Sahin, I., Zhang, S., Navaraj, A., Zhou, L., Dizon, D., Safran, H., & El-Deiry, W. S. (2020). AMG-232 sensitizes high MDM2-expressing tumor cells to T-cell-mediated killing. Cell Death Discovery, 6(1), 57. doi:10.1038/s41420-020-0292-1

Immunotherapy fails in a significant proportion of cancer patients. But a new study in Cell Death Discovery suggests that blocking the tumor-promoting protein MDM2 could bolster the treatment’s effectiveness.

“Immunotherapy has been one of the biggest breakthroughs in biomedical science and medicine of the last two decades,” says Wafik S. El-Deiry, MD, PhD, a professor of pathology and laboratory medicine and associate dean for oncologic sciences. “But it has limitations.”

Some people’s tumors respond to immunotherapy initially and then relapse. Other patients experience pseudoprogression, where tumors appear to grow before eventually shrinking. And a third group—between 5 percent and 29 percent of patients—experience hyperprogression: immunotherapy actually worsens their tumor growth.

El-Deiry hopes that blocking MDM2, either through gene silencing or the MDM2-inhibiting drug AMG-232, could help people with hyperprogression.

Various studies have found that when cells contain too many copies of the MDM2 gene, or when the MDM2 protein is overexpressed because the gene isn’t being regulated properly, tumor cells tend to grow more quickly and are more resistant to immunotherapy. MDM2 is also associated with higher levels of the tumor-promoting inflammatory protein interleukin-6 (IL-6).

In their study, El-Deiry and his colleagues treated cell lines of MDM2-overexpressing ovarian cancer cells with AMG-232. Their data show the drug allowed immune cells to kill the tumor cells much more efficiently, and reduced levels of IL-6. This suggests that MDM2 inhibitors combined with immunotherapy could enhance its effectiveness, and El-Deiry hopes this will lead to a clinical trial.

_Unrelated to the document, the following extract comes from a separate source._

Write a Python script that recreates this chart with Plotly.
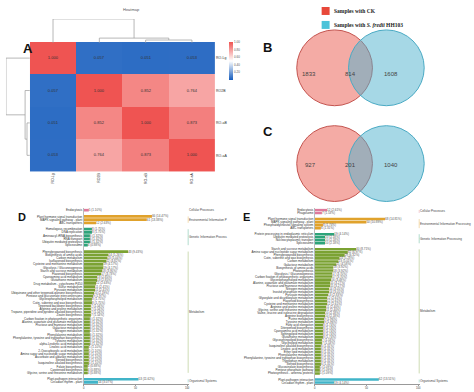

The study was published shortly after the launch of the Cancer Center at Brown, which brings together 150 investigators from across the University and affiliated hospitals who are studying basic biology and disease epidemiology, understanding risk factors, and developing therapies.

The center focuses on cancers with higher rates in Rhode Island, as well as issues of access and affordability. El-Deiry, the center’s inaugural director, wants the center to achieve a National Cancer Institute-Cancer Center Support Grant.

“We are working methodically, in a focused way, toward that,” he says, “collaborating for the benefit of patients.”